Het verdere verloop van de procedure
Voor het verloop van de procedure wordt verwezen naar het vonnis van de kantonrechter van 12 september 2006. De kantonrechter heeft zich in dat vonnis onbevoegd verklaard ten aanzien van de zaak in reconventie en deze zaak in de stand waarin zij zich bevond naar de sector civiel recht van de rechtbank verwezen. Na dit vonnis zijn de volgende processtukken gewisseld:
- akte houdende overlegging productie zijdens Jensun Holding;
- akte na verwijzing in reconventie zijdens Dubbelsteyn;
- antwoordakte zijdens Jensun Holding;
- akte uitlating productie zijdens Dubbelsteyn;
- antwoordakte productie zijdens Dubbelsteyn.
2. Feiten in reconventie
2.1. Jensun Business Engineering BV (hierna: JBE) heeft in 2004 een BMW 530d Sedan met kenteken [nummer] (hierna: de auto) gekocht van Dubbelsteyn.
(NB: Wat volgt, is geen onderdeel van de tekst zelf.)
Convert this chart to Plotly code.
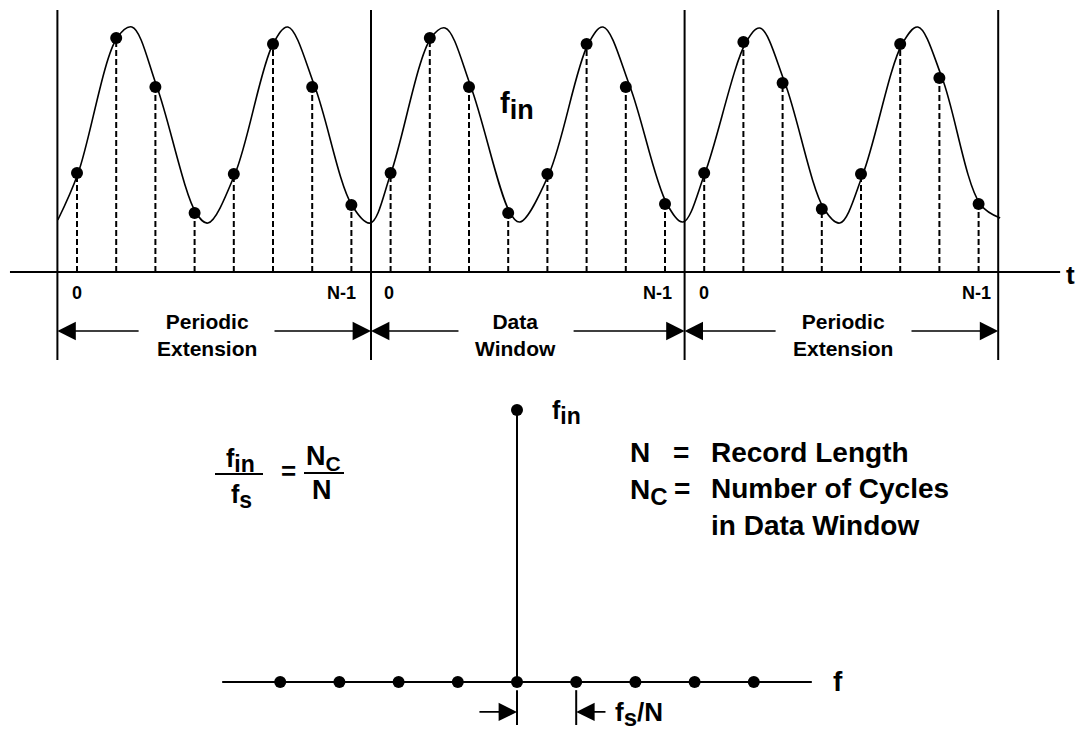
import plotly.graph_objects as go

W, H = 1080, 730
FONT = "Liberation Sans, Arial, sans-serif"

# ---------------- top panel: time-domain record ----------------
sample_n = list(range(-8, 16))          # sample index (data window = 0..7)
sample_vals = [0.99, 2.34, 1.85, 0.59, 0.98, 2.28, 1.85, 0.67,
               0.99, 2.34, 1.85, 0.59, 0.98, 2.28, 1.85, 0.68,
               0.99, 2.30, 1.89, 0.63, 0.98, 2.28, 1.94, 0.68]
curve_t = [-8.49, -7.97, -6.98, -6.60, -5.96, -4.96, -4.66, -3.97, -3.00, -2.62, -1.93, -0.99, -0.52,
           0.01, 1.03, 1.39, 2.05, 3.05, 3.30, 4.04, 5.04, 5.42, 6.11, 7.05, 7.46,
           8.02, 9.07, 9.42, 10.06, 11.06, 11.46, 12.05, 13.05, 13.45, 14.07, 15.04, 15.55]
curve_a = [0.52, 0.99, 2.34, 2.45, 1.85, 0.59, 0.49, 0.98, 2.28, 2.45, 1.85, 0.67, 0.49,
           0.99, 2.34, 2.44, 1.85, 0.59, 0.50, 0.98, 2.28, 2.45, 1.85, 0.68, 0.50,
           0.99, 2.30, 2.44, 1.89, 0.63, 0.49, 0.98, 2.28, 2.45, 1.94, 0.68, 0.54]
window_edges = [-8.5, -0.5, 7.5, 15.5]
window_labels = ["Periodic<br>Extension", "Data<br>Window", "Periodic<br>Extension"]
index_labels = ["0", "N-1"]

# ---------------- bottom panel: FFT output ----------------
bins = [-4, -3, -2, -1, 0, 1, 2, 3, 4]
mags = [0, 0, 0, 0, 1, 0, 0, 0, 0]

# axis scales (pixel-matched layout)
T_RANGE = [-9.9643, 17.5867]
A_RANGE = [-4.58, 2.72]
K_RANGE = [-8.7331, 9.5101]
M_RANGE = [-0.17647, 2.50735]

fig = go.Figure()

# dashed sample lines
dx, dy = [], []
for n, v in zip(sample_n, sample_vals):
    dx += [n, n, None]
    dy += [0, v, None]
fig.add_trace(go.Scatter(x=dx, y=dy, mode="lines",
                         line=dict(color="black", width=2, dash="6px,3px"),
                         hoverinfo="skip", showlegend=False))
# continuous input signal
fig.add_trace(go.Scatter(x=curve_t, y=curve_a, mode="lines",
                         line=dict(color="black", width=1.6, shape="spline", smoothing=1.0),
                         showlegend=False))
# samples
fig.add_trace(go.Scatter(x=sample_n, y=sample_vals, mode="markers",
                         marker=dict(color="black", size=12), showlegend=False))

# bottom: stems, baseline dots and top dots
sx, sy = [], []
for k, m in zip(bins, mags):
    if m:
        sx += [k, k, None]
        sy += [0, m, None]
fig.add_trace(go.Scatter(x=sx, y=sy, mode="lines", xaxis="x2", yaxis="y2",
                         line=dict(color="black", width=2), showlegend=False))
fig.add_trace(go.Scatter(x=bins, y=[0] * len(bins), mode="markers", xaxis="x2", yaxis="y2",
                         marker=dict(color="black", size=12), showlegend=False))
fig.add_trace(go.Scatter(x=[k for k, m in zip(bins, mags) if m],
                         y=[m for m in mags if m], mode="markers", xaxis="x2", yaxis="y2",
                         marker=dict(color="black", size=12), showlegend=False))

shapes = []
# top baseline (time axis)
shapes.append(dict(type="line", xref="x", yref="y", x0=-9.71, x1=17.08, y0=0, y1=0,
                   line=dict(color="black", width=2)))
# window boundaries
for e in window_edges:
    shapes.append(dict(type="line", xref="x", yref="y", x0=e, x1=e, y0=-0.88, y1=2.62,
                       line=dict(color="black", width=2)))
# bottom baseline (frequency axis)
shapes.append(dict(type="line", xref="x2", yref="y2", x0=-4.98, x1=4.98, y0=0, y1=0,
                   line=dict(color="black", width=2)))
# bin spacing ticks
for k in [0, 1]:
    shapes.append(dict(type="line", xref="x2", yref="y2", x0=k, x1=k, y0=-0.03, y1=-0.158,
                       line=dict(color="black", width=2)))


def px(x, y):
    return x / W, 1 - y / H


# fraction bars
for x0, x1, y in [(215, 263, 474), (304, 344, 473)]:
    a0, b0 = px(x0, y)
    a1, _ = px(x1, y)
    shapes.append(dict(type="line", xref="paper", yref="paper", x0=a0, x1=a1, y0=b0, y1=b0,
                       line=dict(color="black", width=2)))

ann = []


def txt(x, y, s, size, xanchor="center", yanchor="middle", align="center"):
    a, b = px(x, y)
    ann.append(dict(x=a, y=b, xref="paper", yref="paper", text=s, showarrow=False,
                    xanchor=xanchor, yanchor=yanchor, align=align,
                    font=dict(family=FONT, size=size, color="black", weight="bold")))


def sub(main, s, size):
    return f'{main}<sub><span style="font-size:{size}px">{s}</span></sub>'


# arrows for windows
ARROW_Y = -0.59
arrow_tails = [-6.39, -3.0, 1.77, 4.63, 9.86, 13.25]
arrow_heads = [-8.5, -0.5, -0.5, 7.5, 7.5, 15.5]
for tl, hd in zip(arrow_tails, arrow_heads):
    ann.append(dict(x=hd, y=ARROW_Y, ax=tl, ay=ARROW_Y, xref="x", yref="y", axref="x", ayref="y",
                    text="", showarrow=True, arrowhead=2, arrowsize=2.3, arrowwidth=1.6,
                    arrowcolor="black", standoff=0, startstandoff=0))
# bottom spacing arrows
for tl, hd in [(-0.66, 0), (1.52, 1)]:
    ann.append(dict(x=hd, y=-0.11, ax=tl, ay=-0.11, xref="x2", yref="y2", axref="x2", ayref="y2",
                    text="", showarrow=True, arrowhead=2, arrowsize=2.3, arrowwidth=1.6,
                    arrowcolor="black", standoff=0, startstandoff=0))

# window labels
for (cx, lab) in zip([207, 515, 843], window_labels):
    txt(cx, 335, lab, 21)
# sample index labels
for cx in [77, 389, 704]:
    txt(cx, 293, index_labels[0], 18)
for cx in [341, 657, 976]:
    txt(cx, 293, index_labels[1], 18)

txt(1070, 275, "t", 26)
txt(517, 106, sub("f", "in", 27), 29)

# bottom panel labels
txt(550, 412, sub("f", "in", 23), 25, xanchor="left")
txt(838, 681, "f", 28)
txt(613, 714, sub("f", "s", 24) + "/N", 26, xanchor="left")

# formula
txt(240, 460, sub("f", "in", 23), 25)
txt(241, 496, sub("f", "s", 23), 25)
txt(288, 471, "=", 26)
txt(323, 458, sub("N", "C", 21), 27)
txt(322, 490, "N", 27)

# definitions
txt(628, 453, "N", 28, xanchor="left")
txt(628, 492, sub("N", "C", 24), 28, xanchor="left")
txt(681, 452, "=", 28)
txt(682, 488, "=", 28)
txt(709, 489, "Record Length<br>Number of Cycles<br>in Data Window", 28,
    xanchor="left", align="left")

fig.update_layout(
    width=W, height=H,
    margin=dict(l=0, r=0, t=0, b=0),
    paper_bgcolor="white", plot_bgcolor="white",
    showlegend=False,
    xaxis=dict(range=T_RANGE, domain=[0, 1], visible=False, fixedrange=True),
    yaxis=dict(range=A_RANGE, domain=[0, 1], visible=False, fixedrange=True),
    xaxis2=dict(range=K_RANGE, domain=[0, 1], overlaying="x", anchor="y2", visible=False),
    yaxis2=dict(range=M_RANGE, domain=[0, 1], overlaying="y", anchor="x2", visible=False),
    shapes=shapes,
    annotations=ann,
)

fig.write_html(
    "out.html",
    config={"displayModeBar": False},
    post_script="document.body.style.margin='0';document.body.style.overflow='hidden';",
)
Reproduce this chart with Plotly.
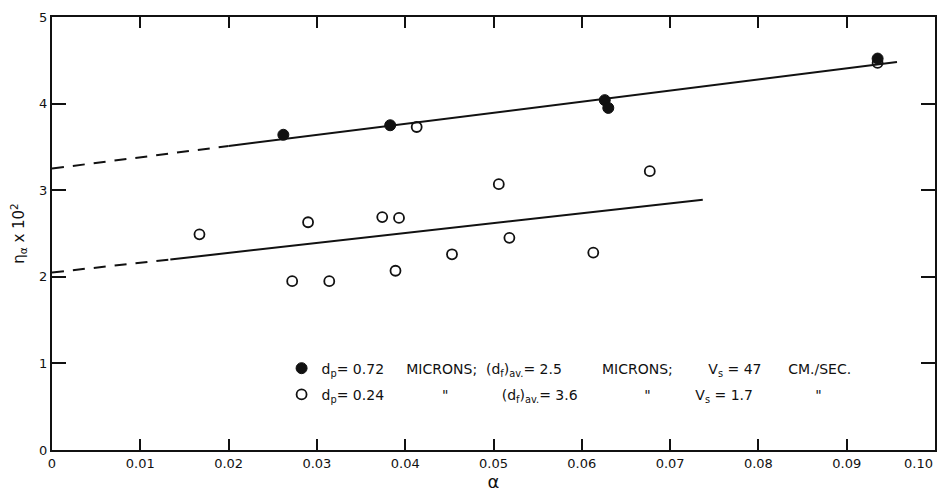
import plotly.graph_objects as go

# ---- data ----
filled_x = [0.0262, 0.0383, 0.0626, 0.0630, 0.0935]
filled_y = [3.64, 3.75, 4.04, 3.95, 4.52]

open_x = [0.0167, 0.0272, 0.0290, 0.0314, 0.0374, 0.0389, 0.0393, 0.0413,
          0.0453, 0.0506, 0.0518, 0.0613, 0.0677, 0.0935]
open_y = [2.49, 1.95, 2.63, 1.95, 2.69, 2.07, 2.68, 3.73,
          2.26, 3.07, 2.45, 2.28, 3.22, 4.47]

# fitted lines (solid portions and dashed extrapolations)
upper_solid_x = [0.0200, 0.0957]
upper_solid_y = [3.51, 4.48]
upper_dash_x = [0.0, 0.0200]
upper_dash_y = [3.25, 3.51]

lower_solid_x = [0.0134, 0.0737]
lower_solid_y = [2.20, 2.89]
lower_dash_x = [0.0, 0.0134]
lower_dash_y = [2.05, 2.20]

x_ticks = [0, 0.01, 0.02, 0.03, 0.04, 0.05, 0.06, 0.07, 0.08, 0.09, 0.10]
x_tick_labels = ["0", "0.01", "0.02", "0.03", "0.04", "0.05", "0.06", "0.07", "0.08", "0.09",
                 "0.10<span style='color:rgba(0,0,0,0)'>0000</span>"]
y_ticks = [0, 1, 2, 3, 4, 5]
y_tick_labels = ["0", "1", "2", "3", "4", "5"]

nb = "\u00a0"
legend_filled = ("d<sub>p</sub>= 0.72 " + nb * 4 + "MICRONS; " + nb * 1
                 + "(d<sub>f</sub>)<sub>av.</sub>= 2.5 " + nb * 8 + "MICRONS; " + nb * 7
                 + "V<sub>s</sub> = 47 " + nb * 5 + "CM./SEC.")
legend_open = ("d<sub>p</sub>= 0.24" + nb * 13 + '"' + nb * 12
               + "(d<sub>f</sub>)<sub>av.</sub>= 3.6" + nb * 15 + '"' + nb * 10
               + "V<sub>s</sub> = 1.7" + nb * 14 + '"')

ink = "#111111"
fig = go.Figure()

for xs, ys, dash in [(upper_dash_x, upper_dash_y, "12px,9px"),
                     (upper_solid_x, upper_solid_y, "solid"),
                     (lower_dash_x, lower_dash_y, "12px,9px"),
                     (lower_solid_x, lower_solid_y, "solid")]:
    fig.add_trace(go.Scatter(x=xs, y=ys, mode="lines", showlegend=False,
                             line=dict(color=ink, width=2, dash=dash), hoverinfo="skip"))

fig.add_trace(go.Scatter(x=filled_x, y=filled_y, mode="markers", name=legend_filled,
                         legendgroup="a",
                         marker=dict(symbol="circle", size=11, color=ink,
                                     line=dict(color=ink, width=1))))
fig.add_trace(go.Scatter(x=open_x, y=open_y, mode="markers", name=legend_open,
                         legendgroup="b",
                         marker=dict(symbol="circle-open", size=10, color=ink,
                                     line=dict(color=ink, width=1.8))))

axis_common = dict(showline=True, linecolor=ink, linewidth=2, mirror="ticks",
                   ticks="inside", tickcolor=ink, tickwidth=2, showgrid=False,
                   zeroline=False, automargin=False, ticklabeloverflow="allow",
                   tickfont=dict(size=13, color=ink))

# the page body adds an 8px offset, so the figure is sized to fit the 945x492 window
fig.update_layout(
    width=937, height=484,
    margin=dict(l=44, r=10, t=9, b=42),
    paper_bgcolor="white", plot_bgcolor="white",
    font=dict(family="DejaVu Sans", color=ink),
    xaxis=dict(range=[0, 0.10], tickvals=x_ticks, ticktext=x_tick_labels, ticklen=11,
               title=dict(text="\u03b1", font=dict(size=18), standoff=2), **axis_common),
    yaxis=dict(range=[0, 5], tickvals=y_ticks, ticktext=y_tick_labels, ticklen=14,
               title=dict(text="\u03b7<sub>\u03b1</sub> x 10<sup>2</sup>", font=dict(size=15), standoff=14),
               **axis_common),
    legend=dict(x=0.260, y=0.225, xanchor="left", yanchor="top", bgcolor="rgba(0,0,0,0)",
                font=dict(size=14, color=ink), traceorder="grouped", tracegroupgap=5),
    showlegend=True,
)

fig.write_html("out.html")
Ter financiering van de auto heeft JBE op 20 oktober 2004 een financial leaseovereenkomst afgesloten bij BMW Financial Services (hierna: BMW Financial). BMW Financial voldeed de koopprijs aan Dubbelsteyn, JBE werd door middel van levering door Dubbelsteyn eigenaar van de auto en vestigde ten gunste van BMW Financial een pandrecht op de auto.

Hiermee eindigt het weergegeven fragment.